Le mémorandum de la Banque mondiale sur «Le Maroc à l’horizon 2040: capital immatériel et les voies de l’émergence économique», continue de faire des vagues. Cette fois-ci, c’est le Groupe parlementaire de l’UMT à la Chambre des conseillers qui a tiré à boulets rouge sur ce document, lors d’une journée d’études organisée, hier mercredi, en collaboration avec le CERAB.
Depuis sa publication, en avril dernier, les critiques ont fusé de toutes parts, mettant à l’épreuve la crédibilité de la Banque mondiale, indique d’emblée Amal El Amri, présidente du Groupe de l’UMT. Mais c’est surtout le secrétaire général de cette centrale syndicale qui n’a pas fait dans la dentelle en émettant des réserves catégoriques sur les conclusions du rapport. Miloudi Moukharik ne cache pas sa «grande déception» face à l’approche adoptée par les équipes de la Banque mondiale pour élaborer le mémorandum. Il leur reproche de ne pas avoir consulté le mouvement syndical. Pour Moukharik, il est inconcevable que les syndicats n’aient pas été impliqués dans ce chantier. «Cela veut dire que le rapport n’a pris en considération qu’une partie des avis formulés. Or, c’est la classe ouvrière, représentée justement par le mouvement syndical, qui fait tourner l’économie», a-t-il déploré.
La nouvelle directrice de la Banque Mondiale pour les pays du Maghreb, Marie-Françoise Marie-Nelly, rejette cette accusation. Elle affirme que le mouvement syndical a bel et bien été consulté dans la mesure où l’équipe de la Banque mondiale a sollicité l’avis du CESE où l’UMT est largement représentée. La réplique de l’UME ne s’est pas fait attendre. Amal El Amri considère que l’avis du CESE ne reflète pas obligatoirement la position de sa centrale syndicale.
Au-delà de cette remarque de forme, le patron de l’UMT relève d’autres failles au niveau des recettes proposées par la Banque mondiale. Il se dit extrêmement choqué par certaines propositions pouvant porter atteinte à la cohésion sociale. Parmi ces recommandations, celle préconisant la flexibilité du travail. Il s’agit, selon Moukharik, d’un appel déguisé à faciliter le licenciement des salariés. «Ce qui risque d’exposer les salariés à la pauvreté et à l’exclusion sociale», prévient-il.

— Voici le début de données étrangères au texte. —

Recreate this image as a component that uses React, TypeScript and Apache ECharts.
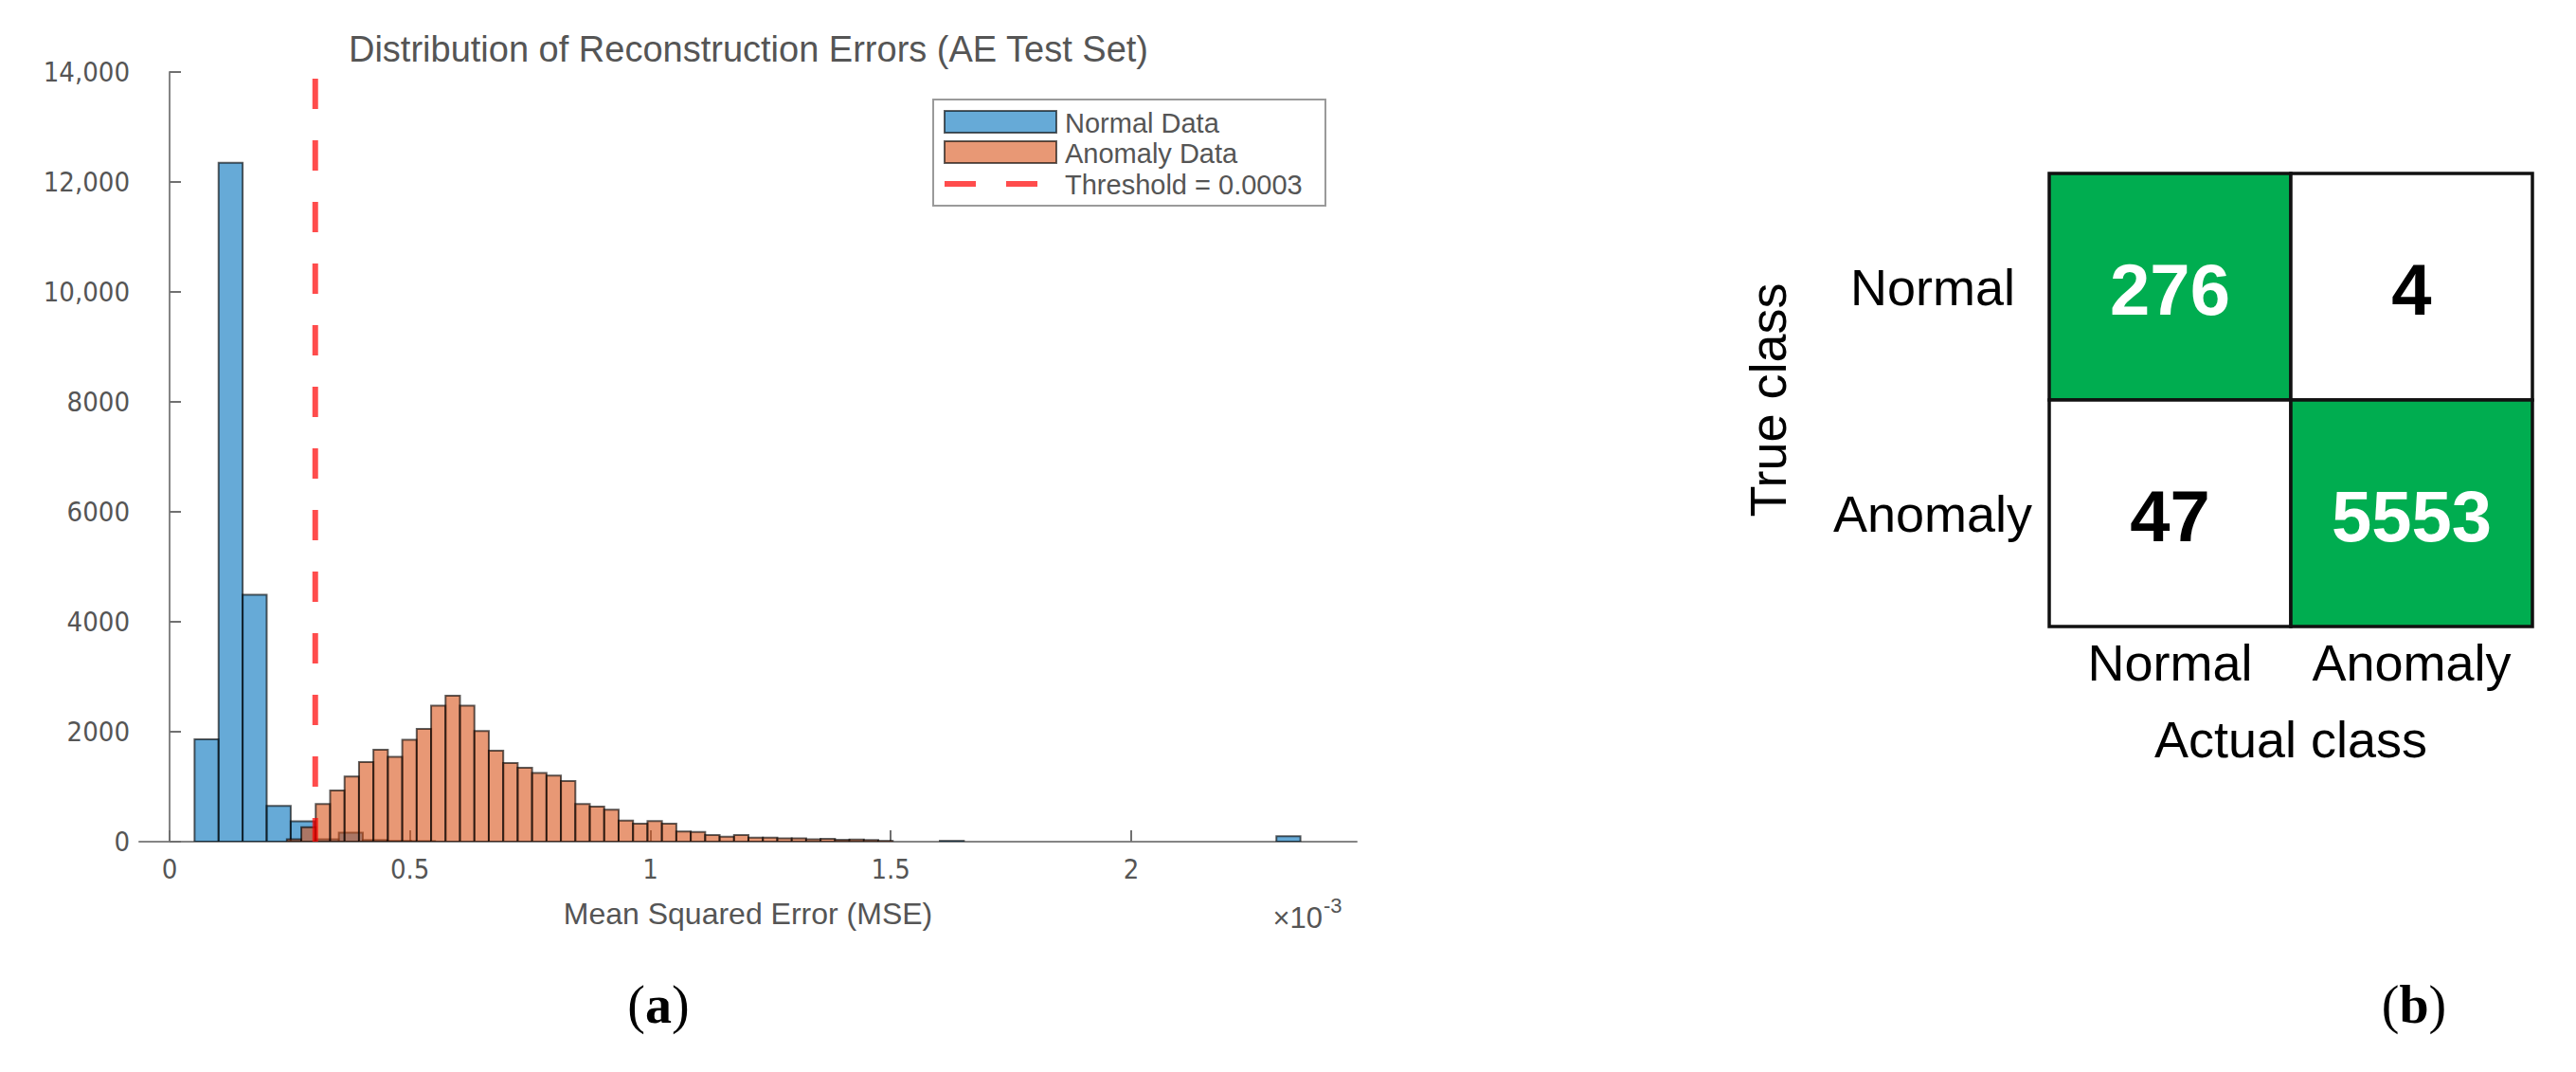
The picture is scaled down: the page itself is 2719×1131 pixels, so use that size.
import React, { useEffect, useRef } from "react";
import * as echarts from "echarts";

// ---------- Data (a): histogram of reconstruction errors (MSE, x10^-3) ----------
const normalBinStart = 0.052;
const normalBinWidth = 0.05;
const normalCounts = [
  1860, 12350, 4490, 650, 370, 45, 165, 30, 15, 10,
  0, 0, 0, 0, 0, 0, 0, 0, 0, 0,
  0, 0, 0, 0, 0, 0, 0, 0, 0, 0,
  0, 15, 0, 0, 0, 0, 0, 0, 0, 0,
  0, 0, 0, 0, 0, 100,
];

const anomalyBinStart = 0.244;
const anomalyBinWidth = 0.03;
const anomalyCounts = [
  45, 265, 684, 933, 1187, 1447, 1673, 1543, 1854, 2052,
  2476, 2657, 2476, 2012, 1656, 1430, 1345, 1249, 1204, 1102,
  684, 639, 582, 384, 328, 373, 328, 187, 175, 119,
  90, 119, 73, 73, 62, 62, 45, 50, 34, 40,
  30, 15,
];

const thresholdValue = 0.303; // x10^-3
const xTicks = [0, 0.5, 1, 1.5, 2];
const X_MIN = -0.063;
const X_MAX = 2.469;
const Y_MAX = 14000;
const Y_INTERVAL = 2000;

// ---------- Data (b): confusion matrix ----------
const actualClasses = ["Normal", "Anomaly"];
const trueClasses = ["Normal", "Anomaly"];
// [actual index, true index, count]
const matrixValues = [
  [0, 0, 276],
  [1, 0, 4],
  [0, 1, 47],
  [1, 1, 5553],
];

const SANS = '"Liberation Sans", Arial, sans-serif';
const NARROW = '"Liberation Sans Narrow", "DejaVu Sans Condensed", "Liberation Sans", sans-serif';
const SERIF = '"Liberation Serif", "Times New Roman", serif';
const GRAY_TEXT = "#555555";

function histData(start: number, width: number, counts: number[]) {
  const out: number[][] = [];
  counts.forEach((c, i) => {
    if (c > 0) out.push([start + i * width, start + (i + 1) * width, c]);
  });
  return out;
}

function histSeries(name: string, data: number[][], fill: string) {
  return {
    type: "custom",
    name,
    xAxisIndex: 0,
    yAxisIndex: 0,
    clip: true,
    encode: { x: [0, 1], y: 2 },
    data,
    renderItem: (_params: any, api: any) => {
      const x0 = api.value(0);
      const x1 = api.value(1);
      const y = api.value(2);
      const p0 = api.coord([x0, y]);
      const p1 = api.coord([x1, 0]);
      return {
        type: "rect",
        shape: { x: p0[0], y: p0[1], width: p1[0] - p0[0], height: p1[1] - p0[1] },
        style: { fill, stroke: "rgba(0,0,0,0.62)", lineWidth: 2 },
      };
    },
  };
}

export default function App() {
  const ref = useRef<HTMLDivElement>(null);

  useEffect(() => {
    document.body.style.margin = "0";
    document.body.style.overflow = "hidden";
    if (!ref.current) return;
    const chart = echarts.init(ref.current, null, { renderer: "svg" });

    const option: any = {
      animation: false,
      backgroundColor: "#ffffff",
      grid: [
        { left: 147, top: 76, width: 1285, height: 812 },
        { left: 2163, top: 183, width: 510, height: 478 },
      ],
      xAxis: [
        {
          gridIndex: 0,
          type: "value",
          min: X_MIN,
          max: X_MAX,
          splitLine: { show: false },
          axisLine: { show: true, onZero: false, lineStyle: { color: "#858585", width: 2 } },
          axisTick: {
            show: true,
            inside: true,
            length: 12,
            customValues: xTicks,
            lineStyle: { color: "#707070", width: 2 },
          },
          axisLabel: {
            customValues: xTicks,
            fontSize: 29,
            fontFamily: NARROW,
            color: GRAY_TEXT,
            margin: 14,
            formatter: (v: number) => String(v),
          },
          name: "Mean Squared Error (MSE)",
          nameLocation: "middle",
          nameGap: 76,
          nameTextStyle: { fontSize: 32, fontFamily: SANS, color: GRAY_TEXT, verticalAlign: "middle" },
        },
        {
          gridIndex: 1,
          type: "category",
          data: actualClasses,
          axisLine: { show: false },
          axisTick: { show: false },
          splitLine: { show: false },
          axisLabel: {
            interval: 0,
            fontSize: 54,
            fontFamily: SANS,
            color: "#000",
            margin: 38,
            verticalAlign: "middle",
          },
          name: "Actual class",
          nameLocation: "middle",
          nameGap: 119,
          nameTextStyle: { fontSize: 54, fontFamily: SANS, color: "#000", verticalAlign: "middle" },
        },
      ],
      yAxis: [
        {
          gridIndex: 0,
          type: "value",
          min: 0,
          max: Y_MAX,
          interval: Y_INTERVAL,
          splitLine: { show: false },
          axisLine: { show: true, lineStyle: { color: "#858585", width: 2 } },
          axisTick: { show: true, inside: true, length: 12, lineStyle: { color: "#707070", width: 2 } },
          axisLabel: {
            fontSize: 29,
            fontFamily: NARROW,
            color: GRAY_TEXT,
            margin: 10,
            formatter: (v: number) => (v >= 10000 ? v.toLocaleString("en-US") : String(v)),
          },
        },
        {
          gridIndex: 1,
          type: "category",
          data: trueClasses,
          inverse: true,
          axisLine: { show: false },
          axisTick: { show: false },
          splitLine: { show: false },
          axisLabel: {
            interval: 0,
            fontSize: 54,
            fontFamily: SANS,
            color: "#000",
            align: "center",
            margin: 123,
          },
          name: "True class",
          nameLocation: "middle",
          nameRotate: 90,
          nameGap: 297,
          nameTextStyle: { fontSize: 54, fontFamily: SANS, color: "#000", verticalAlign: "middle" },
        },
      ],
      series: [
        histSeries("Normal Data", histData(normalBinStart, normalBinWidth, normalCounts), "rgba(0,114,189,0.6)"),
        histSeries("Anomaly Data", histData(anomalyBinStart, anomalyBinWidth, anomalyCounts), "rgba(217,83,25,0.6)"),
        {
          type: "line",
          name: "Threshold = 0.0003",
          xAxisIndex: 0,
          yAxisIndex: 0,
          symbol: "none",
          z: 5,
          data: [
            [thresholdValue, Y_MAX],
            [thresholdValue, 0],
          ],
          lineStyle: { color: "rgba(255,0,0,0.7)", width: 6, type: [32, 33], dashOffset: 58 },
        },
        {
          type: "custom",
          name: "Confusion matrix",
          xAxisIndex: 1,
          yAxisIndex: 1,
          encode: { x: 0, y: 1 },
          data: matrixValues,
          renderItem: (_params: any, api: any) => {
            const col = api.value(0);
            const row = api.value(1);
            const v = api.value(2);
            const c = api.coord([col, row]);
            const s = api.size([1, 1]);
            const diag = col === row;
            return {
              type: "group",
              children: [
                {
                  type: "rect",
                  shape: { x: c[0] - s[0] / 2, y: c[1] - s[1] / 2, width: s[0], height: s[1] },
                  style: { fill: diag ? "#00AD50" : "#ffffff", stroke: "#111", lineWidth: 3.5 },
                },
                {
                  type: "text",
                  style: {
                    text: String(v),
                    x: c[0],
                    y: c[1] + 3,
                    align: "center",
                    verticalAlign: "middle",
                    fontSize: 76,
                    fontWeight: "bold",
                    fontFamily: SANS,
                    fill: diag ? "#ffffff" : "#000000",
                  },
                },
              ],
            };
          },
        },
      ],
      graphic: [
        // Title
        {
          type: "text",
          x: 790,
          y: 52,
          style: {
            text: "Distribution of Reconstruction Errors (AE Test Set)",
            align: "center",
            verticalAlign: "middle",
            fontSize: 38,
            fontFamily: SANS,
            fill: GRAY_TEXT,
          },
        },
        // x10^-3 exponent
        {
          type: "text",
          x: 1396,
          y: 968,
          style: { text: "×10", align: "right", verticalAlign: "middle", fontSize: 31, fontFamily: SANS, fill: GRAY_TEXT },
        },
        {
          type: "text",
          x: 1397,
          y: 955,
          style: { text: "-3", align: "left", verticalAlign: "middle", fontSize: 22, fontFamily: SANS, fill: GRAY_TEXT },
        },
        // Legend
        {
          type: "rect",
          shape: { x: 985, y: 105, width: 414, height: 112 },
          style: { fill: "#ffffff", stroke: "#9a9a9a", lineWidth: 2 },
          z: 10,
        },
        {
          type: "rect",
          shape: { x: 997, y: 117, width: 118, height: 23 },
          style: { fill: "rgba(0,114,189,0.6)", stroke: "rgba(0,0,0,0.62)", lineWidth: 2 },
          z: 11,
        },
        {
          type: "rect",
          shape: { x: 997, y: 149, width: 118, height: 23 },
          style: { fill: "rgba(217,83,25,0.6)", stroke: "rgba(0,0,0,0.62)", lineWidth: 2 },
          z: 11,
        },
        {
          type: "polyline",
          shape: { points: [[997, 194], [1095, 194]] },
          style: { stroke: "rgba(255,0,0,0.7)", lineWidth: 6, lineDash: [33, 32] },
          z: 11,
        },
        {
          type: "text",
          x: 1124,
          y: 130,
          z: 11,
          style: { text: "Normal Data", verticalAlign: "middle", fontSize: 29, fontFamily: SANS, fill: GRAY_TEXT },
        },
        {
          type: "text",
          x: 1124,
          y: 162,
          z: 11,
          style: { text: "Anomaly Data", verticalAlign: "middle", fontSize: 29, fontFamily: SANS, fill: GRAY_TEXT },
        },
        {
          type: "text",
          x: 1124,
          y: 195,
          z: 11,
          style: { text: "Threshold = 0.0003", verticalAlign: "middle", fontSize: 29, fontFamily: SANS, fill: GRAY_TEXT },
        },
        // Panel labels
        {
          type: "text",
          x: 695,
          y: 1060,
          style: {
            text: "{p|(}{b|a}{p|)}",
            align: "center",
            verticalAlign: "middle",
            rich: {
              p: { fontSize: 56, fontFamily: SERIF, fill: "#000", fontWeight: "normal" },
              b: { fontSize: 56, fontFamily: SERIF, fill: "#000", fontWeight: "bold" },
            },
          },
        },
        {
          type: "text",
          x: 2548,
          y: 1060,
          style: {
            text: "{p|(}{b|b}{p|)}",
            align: "center",
            verticalAlign: "middle",
            rich: {
              p: { fontSize: 56, fontFamily: SERIF, fill: "#000", fontWeight: "normal" },
              b: { fontSize: 56, fontFamily: SERIF, fill: "#000", fontWeight: "bold" },
            },
          },
        },
      ],
    };

    chart.setOption(option);
    return () => chart.dispose();
  }, []);

  return <div ref={ref} style={{ width: 2719, height: 1131 }} />;
}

L’appel de la Banque mondiale à revoir à la baisse le SMIG n’est pas non plus du goût du secrétaire général de l’UMT.
«Dans ce mémorandum, le SMIG est jugé trop élevé alors que toutes les études ont montré qu’il n’est pas appliqué dans le secteur formel, et pas uniquement dans le secteur formel comme le souligne la Banque mondiale», souligne Moukharik. Pour lui, cette recommandation frappe de plein fouet les acquis dans le domaine des droits des travailleurs. Dans le même ordre d’idées, Mohamed Chiguer, président du CERAB, s’interroge aussi si une volonté de réduire les recrutements ne se cache pas derrière l’appel de la Banque mondiale à moderniser l’administration. Moukharik fustige d’autres propositions, comme celle visant la limitation du droit de grève et la refonte du mode de rémunération des heures supplémentaires.
Les économistes qui ont pris part à cette rencontre ont également critiqué les conclusions de la Banque mondiale. Mohamed Chiguer met en cause l’objectivité du diagnostic établi. Pour lui, le constat de la Banque mondiale n’est ni plus ni moins qu’une évaluation des politiques publiques, ne reflétant pas la réalité. Ahmed Azirar, professeur président de l’Association marocaine des économistes d’entreprises n’y va pas non plus par quatre chemins pour critiquer la Banque mondiale. Pour lui, le mémorandum de cette institution n’apporte rien de nouveau à ce qui a été soulevé dans le rapport du cinquantenaire de 2005. Aucune vision claire de nature à favoriser l’émergence du Maroc ne s’en dégage, estime-t-il. Mais le comble de l’ironie, s’insurge Mohamed Chiguer, est que le mémorandum recommande l’adoption d’un nouveau modèle de développement économique alors que celui appliqué actuellement n’a pas porté ses fruits, bien qu’il comporte les recettes de la Banque mondiale.